Abstract
Recent work finds that the location of remembered stimuli can be reconstructed from patterns of EEG alpha-band activity (Foster, Sutterer, Serences, Vogel, & Awh, 2016) and that online spatial representations are maintained even when the location of stimuli are task irrelevant (Foster, Bsales, Jaffe, & Awh, 2017). Interestingly, power increases in this same frequency band of activity (8 – 12 Hz) have been hypothesized to reflect the filtering of irrelevant visual input (Jensen & Mazaheri, 2010), and a well-known characteristic of alpha-band activity is that power decreases contralateral to a cued hemifield and increases ipsilateral to the un-cued hemifield. Previous work reconstructing the location of remembered stimuli has always relied on stimuli presented across hemifields. Thus, an open question is whether alpha-band activity spontaneously tracks the location of distractors presented in an irrelevant hemifield or if a spatial pre-cue is sufficient to allow filtering of distractors.

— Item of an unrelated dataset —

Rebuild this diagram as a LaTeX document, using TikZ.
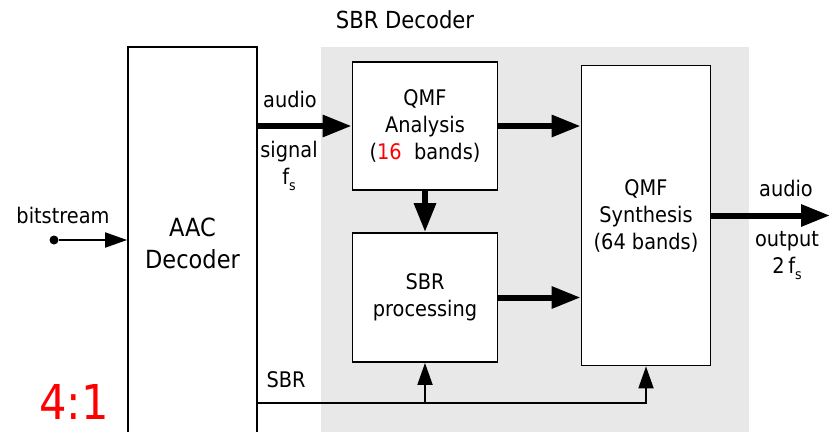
\documentclass[tikz,border=0pt]{standalone}
\usepackage{fontspec}
\setmainfont{DejaVu Sans}[FakeStretch=0.9]
\usetikzlibrary{arrows.meta}

% lowered subscript s for the sampling rate
\newcommand{\fsub}{f\raisebox{-6pt}{\fontsize{14}{14}\selectfont s}}

\begin{document}
\begin{tikzpicture}[x=1pt, y=-1pt,
  % boxes of the decoder chain
  block/.style={draw, line width=1.8pt, fill=white, align=center, inner sep=0pt,
                font=\fontsize{21.5}{27}\selectfont},
  % free text labels
  lbl/.style={align=center, inner sep=0pt, font=\fontsize{21.5}{27}\selectfont},
  % signal paths
  bigflow/.style={line width=6pt, -{Triangle[length=29pt,width=21pt]}},
  smallflow/.style={line width=1.8pt, -{Triangle[length=22pt,width=15pt]}}
]
  \useasboundingbox (0,0) rectangle (832,431);

  % SBR decoder area
  \fill[gray!18] (321,47) rectangle (749,440);
  \node[lbl, font=\fontsize{23.5}{26}\selectfont] (title) at (405,20) {SBR Decoder};

  % Core decoder
  \node[block, minimum width=129pt, minimum height=392pt,
        font=\fontsize{25}{32}\selectfont] (aac) at (192.5,243) {AAC\\Decoder};

  % SBR part
  \node[block, minimum width=145pt, minimum height=128pt] (qmfa) at (425,126)
        {QMF\\Analysis\\(\textcolor{red}{16}\ \ bands)};
  \node[block, minimum width=145pt, minimum height=129pt] (sbrp) at (425,297.5)
        {SBR\\processing};
  \node[block, minimum width=129pt, minimum height=300pt] (qmfs) at (646,215.5)
        {QMF\\Synthesis\\(64 bands)};

  % Input
  \node[circle, fill, inner sep=0pt, minimum size=9pt] (bsin) at (54,240) {};
  \node[lbl] (bslbl) at (63,215) {bitstream};
  \draw[smallflow] (bsin) -- (aac.west |- bsin);

  % Labels
  \node[lbl] (audin) at (290,99) {audio};
  \node[lbl] (sigin) at (289,166) {signal\\\fsub};
  \node[lbl] (audout) at (786,188) {audio};
  \node[lbl] (sigout) at (787,256) {output\\2\,\fsub};
  \node[lbl] (sbrlbl) at (286,380) {SBR};
  \node[lbl, text=red, font=\fontsize{48}{48}\selectfont] (ratio) at (74,402) {4:1};

  % Thick signal paths
  \coordinate (out) at (830,215.5);
  \draw[bigflow] (aac.east |- qmfa) -- (qmfa.west);
  \draw[bigflow] (qmfa.east) -- (qmfa.east -| qmfs.west);
  \draw[bigflow] (qmfa.south) -- (sbrp.north);
  \draw[bigflow] (sbrp.east) -- (sbrp.east -| qmfs.west);
  \draw[bigflow] (qmfs.east) -- (out);

  % SBR side information
  \coordinate (sbrtap) at (257,403);
  \draw[smallflow] (sbrtap) -| (qmfs.south);
  \draw[smallflow] (sbrtap -| sbrp.south) -- (sbrp.south);

\end{tikzpicture}
\end{document}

To answer this question, we used a lateralized spatial estimation task. On each trial, observers were centrally cued to remember the location of dots (1 or 2) presented to the left or right of fixation while ignoring the location of distractor dots presented on the un-cued side of the screen. Dots in both hemifields were presented on a circle (radius of 4 degrees of visual angle) that was centered 6 degrees of visual angle from fixation. By applying an inverted encoding model (IEM) to the topography of alpha-band activity on the scalp, we found that we were able to successfully estimate remembered locations for target items on both one- and two-item trials. Critically, we were unable to reconstruct the location of distractor items. Together these results suggest that alpha-band activity tracks the location of targets but not distractors and that spatial cues are an effective means of filtering distractors.